PARIS — More price-cutting in the back office and less on the sales floor helped Swedish fashion retailer Hennes & Mauritz post first-half profits that handily beat last year’s performance as well as analysts’ forecasts.
In the six-month period ended May 31, net income jumped 55.6 percent to $347.8 million from $220 million in the same period last year. Sales increased 15.5 percent to $2.59 billion from $2.24 billion in the year-ago six months.
Excluding currency rate fluctuations, revenues increased 12 percent. Dollar figures are converted from the Swedish krona at current exchange.
“We plan to continue to grow sales and profits in the second half,” H&M chief executive officer Rolf Eriksen told analysts and journalists during a conference call. “We plan to open more stores. We have a solid platform for solid growth.”
Frederik Lijewall, analyst with UBS Warburg in Stockholm, applauded the results, which outpaced consensus expectations by about 15 percent.
“They are very positive figures,” commented Lijewall. “How many companies in this market generate such impressive growth?”
H&M stock closed up 0.3 percent to $19.33 in trading Wednesday on the Stockholm Bourse.
On the conference call, Carl-Henric Enhorning, H&M’s head of investor relations, addressed performance in the United States. After aggressively entering the U.S. market two years ago, H&M in January said it would rein in expansion and concentrate on improving the bottom line.

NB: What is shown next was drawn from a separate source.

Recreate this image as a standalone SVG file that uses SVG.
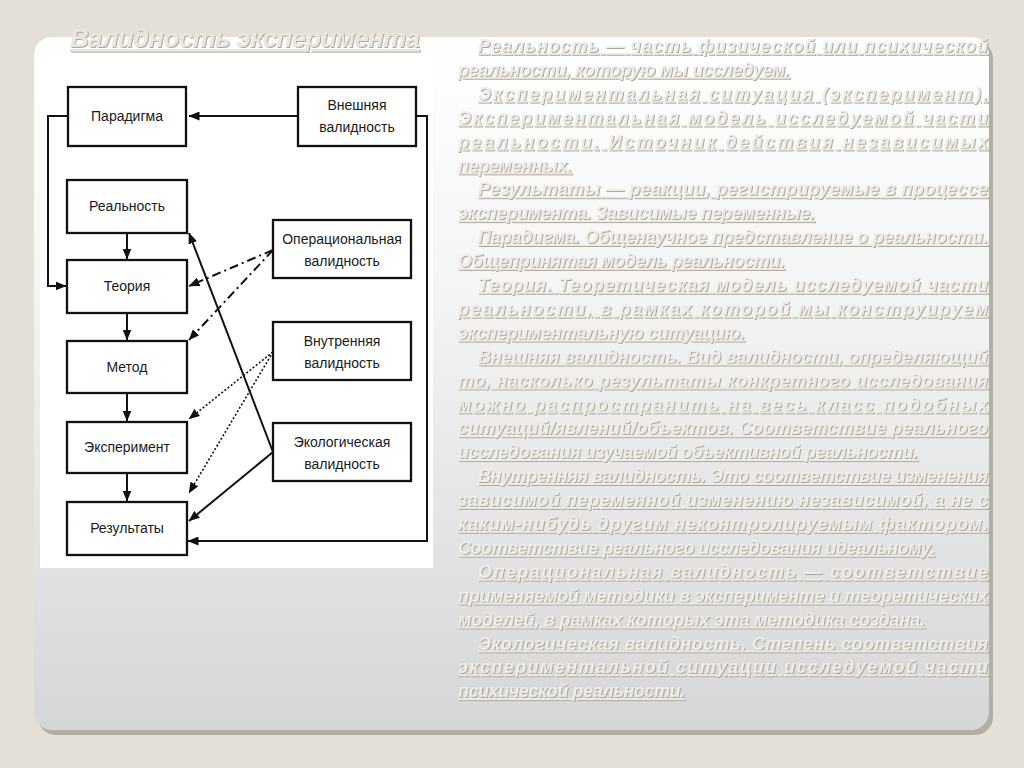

“We’re seeing a turn for the better in our U.S. operations,” Enhorning said. “The results are not brilliant, but we are getting back on track.”
H&M operates 34 stores in the U.S. Sales in the half there increased 16.3 percent to $114.8 million compared with $98.7 million in the same period last year. U.S. profits weren’t disclosed.
Enhorning said H&M was slowly adapting to American shopping habits by reducing the average size of its stores from about 25,000 square feet to 15,000 square feet.
Meanwhile, Enhorning told the conference call that H&M had reduced inventory and has become more reactive in its buying practices by replenishing orders several times during the season.
“We have increased the part of purchases made during the season, which has, to a large extent, contributed to the lower price reductions and higher profits,” he said.